── Data section

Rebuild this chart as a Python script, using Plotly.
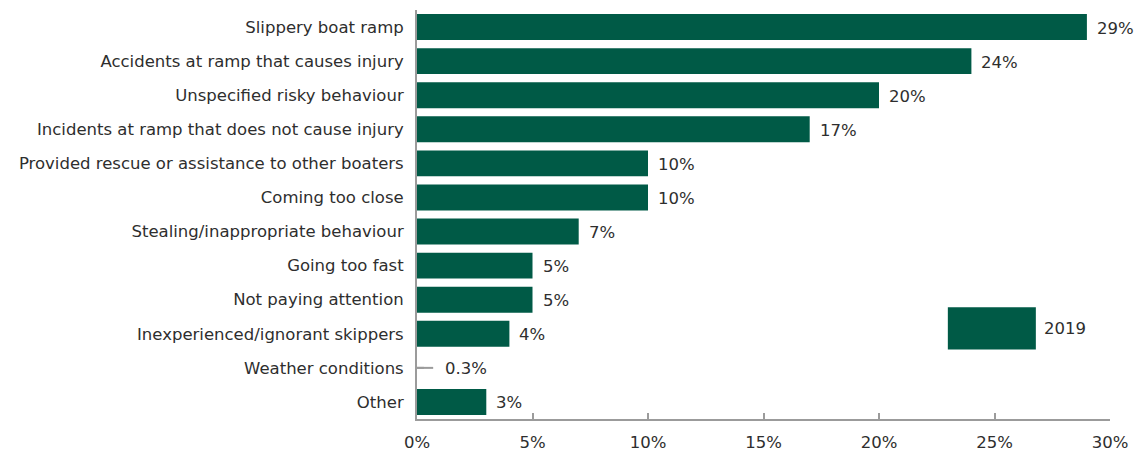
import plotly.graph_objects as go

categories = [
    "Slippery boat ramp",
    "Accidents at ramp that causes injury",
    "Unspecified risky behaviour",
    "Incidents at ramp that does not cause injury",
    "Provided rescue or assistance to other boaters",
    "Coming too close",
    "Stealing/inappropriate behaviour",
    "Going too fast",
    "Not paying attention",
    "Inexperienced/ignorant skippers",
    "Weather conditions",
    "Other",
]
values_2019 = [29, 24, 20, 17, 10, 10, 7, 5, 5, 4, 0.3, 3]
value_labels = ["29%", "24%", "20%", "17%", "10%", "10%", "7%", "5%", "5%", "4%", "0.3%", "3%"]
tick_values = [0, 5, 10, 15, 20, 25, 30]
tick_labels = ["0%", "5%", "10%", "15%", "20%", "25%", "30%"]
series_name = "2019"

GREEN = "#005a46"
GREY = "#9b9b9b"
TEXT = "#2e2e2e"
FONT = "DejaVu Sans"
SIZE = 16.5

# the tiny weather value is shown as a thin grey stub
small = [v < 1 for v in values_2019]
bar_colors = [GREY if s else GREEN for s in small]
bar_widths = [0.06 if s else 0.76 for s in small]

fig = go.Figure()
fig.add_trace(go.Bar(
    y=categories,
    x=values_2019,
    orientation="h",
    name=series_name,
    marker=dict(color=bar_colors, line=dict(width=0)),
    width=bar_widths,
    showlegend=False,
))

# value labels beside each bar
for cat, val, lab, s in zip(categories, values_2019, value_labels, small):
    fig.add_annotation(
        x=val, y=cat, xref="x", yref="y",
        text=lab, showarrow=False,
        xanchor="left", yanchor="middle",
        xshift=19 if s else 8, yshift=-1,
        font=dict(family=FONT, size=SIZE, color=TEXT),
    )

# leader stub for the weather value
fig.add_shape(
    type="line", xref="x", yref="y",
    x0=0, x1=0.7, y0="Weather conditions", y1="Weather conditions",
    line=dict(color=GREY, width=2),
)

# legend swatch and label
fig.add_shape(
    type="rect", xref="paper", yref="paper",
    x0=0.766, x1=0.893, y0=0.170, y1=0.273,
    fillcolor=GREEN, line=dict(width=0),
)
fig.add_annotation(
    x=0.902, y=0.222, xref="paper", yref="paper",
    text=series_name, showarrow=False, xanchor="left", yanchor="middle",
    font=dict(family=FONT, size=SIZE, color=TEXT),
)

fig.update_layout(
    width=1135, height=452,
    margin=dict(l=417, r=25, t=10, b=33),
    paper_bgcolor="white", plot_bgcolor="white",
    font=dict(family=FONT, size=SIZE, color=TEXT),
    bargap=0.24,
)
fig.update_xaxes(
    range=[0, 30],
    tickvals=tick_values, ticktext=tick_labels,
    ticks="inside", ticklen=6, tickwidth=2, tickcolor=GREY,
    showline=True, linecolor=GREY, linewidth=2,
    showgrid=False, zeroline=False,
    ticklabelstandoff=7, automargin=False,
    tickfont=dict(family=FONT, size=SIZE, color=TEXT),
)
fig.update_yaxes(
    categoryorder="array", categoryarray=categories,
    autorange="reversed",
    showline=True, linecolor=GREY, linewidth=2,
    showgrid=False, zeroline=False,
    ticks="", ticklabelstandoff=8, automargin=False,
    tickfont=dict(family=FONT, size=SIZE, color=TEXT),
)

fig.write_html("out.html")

────

◆ **What is expected**
Quote the material exactly. Pictures stay out.

◆ **Full answer**
Rebuild this chart as a Python script, using Plotly.
import plotly.graph_objects as go

categories = [
    "Slippery boat ramp",
    "Accidents at ramp that causes injury",
    "Unspecified risky behaviour",
    "Incidents at ramp that does not cause injury",
    "Provided rescue or assistance to other boaters",
    "Coming too close",
    "Stealing/inappropriate behaviour",
    "Going too fast",
    "Not paying attention",
    "Inexperienced/ignorant skippers",
    "Weather conditions",
    "Other",
]
values_2019 = [29, 24, 20, 17, 10, 10, 7, 5, 5, 4, 0.3, 3]
value_labels = ["29%", "24%", "20%", "17%", "10%", "10%", "7%", "5%", "5%", "4%", "0.3%", "3%"]
tick_values = [0, 5, 10, 15, 20, 25, 30]
tick_labels = ["0%", "5%", "10%", "15%", "20%", "25%", "30%"]
series_name = "2019"

GREEN = "#005a46"
GREY = "#9b9b9b"
TEXT = "#2e2e2e"
FONT = "DejaVu Sans"
SIZE = 16.5

# the tiny weather value is shown as a thin grey stub
small = [v < 1 for v in values_2019]
bar_colors = [GREY if s else GREEN for s in small]
bar_widths = [0.06 if s else 0.76 for s in small]

fig = go.Figure()
fig.add_trace(go.Bar(
    y=categories,
    x=values_2019,
    orientation="h",
    name=series_name,
    marker=dict(color=bar_colors, line=dict(width=0)),
    width=bar_widths,
    showlegend=False,
))

# value labels beside each bar
for cat, val, lab, s in zip(categories, values_2019, value_labels, small):
    fig.add_annotation(
        x=val, y=cat, xref="x", yref="y",
        text=lab, showarrow=False,
        xanchor="left", yanchor="middle",
        xshift=19 if s else 8, yshift=-1,
        font=dict(family=FONT, size=SIZE, color=TEXT),
    )

# leader stub for the weather value
fig.add_shape(
    type="line", xref="x", yref="y",
    x0=0, x1=0.7, y0="Weather conditions", y1="Weather conditions",
    line=dict(color=GREY, width=2),
)

# legend swatch and label
fig.add_shape(
    type="rect", xref="paper", yref="paper",
    x0=0.766, x1=0.893, y0=0.170, y1=0.273,
    fillcolor=GREEN, line=dict(width=0),
)
fig.add_annotation(
    x=0.902, y=0.222, xref="paper", yref="paper",
    text=series_name, showarrow=False, xanchor="left", yanchor="middle",
    font=dict(family=FONT, size=SIZE, color=TEXT),
)

fig.update_layout(
    width=1135, height=452,
    margin=dict(l=417, r=25, t=10, b=33),
    paper_bgcolor="white", plot_bgcolor="white",
    font=dict(family=FONT, size=SIZE, color=TEXT),
    bargap=0.24,
)
fig.update_xaxes(
    range=[0, 30],
    tickvals=tick_values, ticktext=tick_labels,
    ticks="inside", ticklen=6, tickwidth=2, tickcolor=GREY,
    showline=True, linecolor=GREY, linewidth=2,
    showgrid=False, zeroline=False,
    ticklabelstandoff=7, automargin=False,
    tickfont=dict(family=FONT, size=SIZE, color=TEXT),
)
fig.update_yaxes(
    categoryorder="array", categoryarray=categories,
    autorange="reversed",
    showline=True, linecolor=GREY, linewidth=2,
    showgrid=False, zeroline=False,
    ticks="", ticklabelstandoff=8, automargin=False,
    tickfont=dict(family=FONT, size=SIZE, color=TEXT),
)

fig.write_html("out.html")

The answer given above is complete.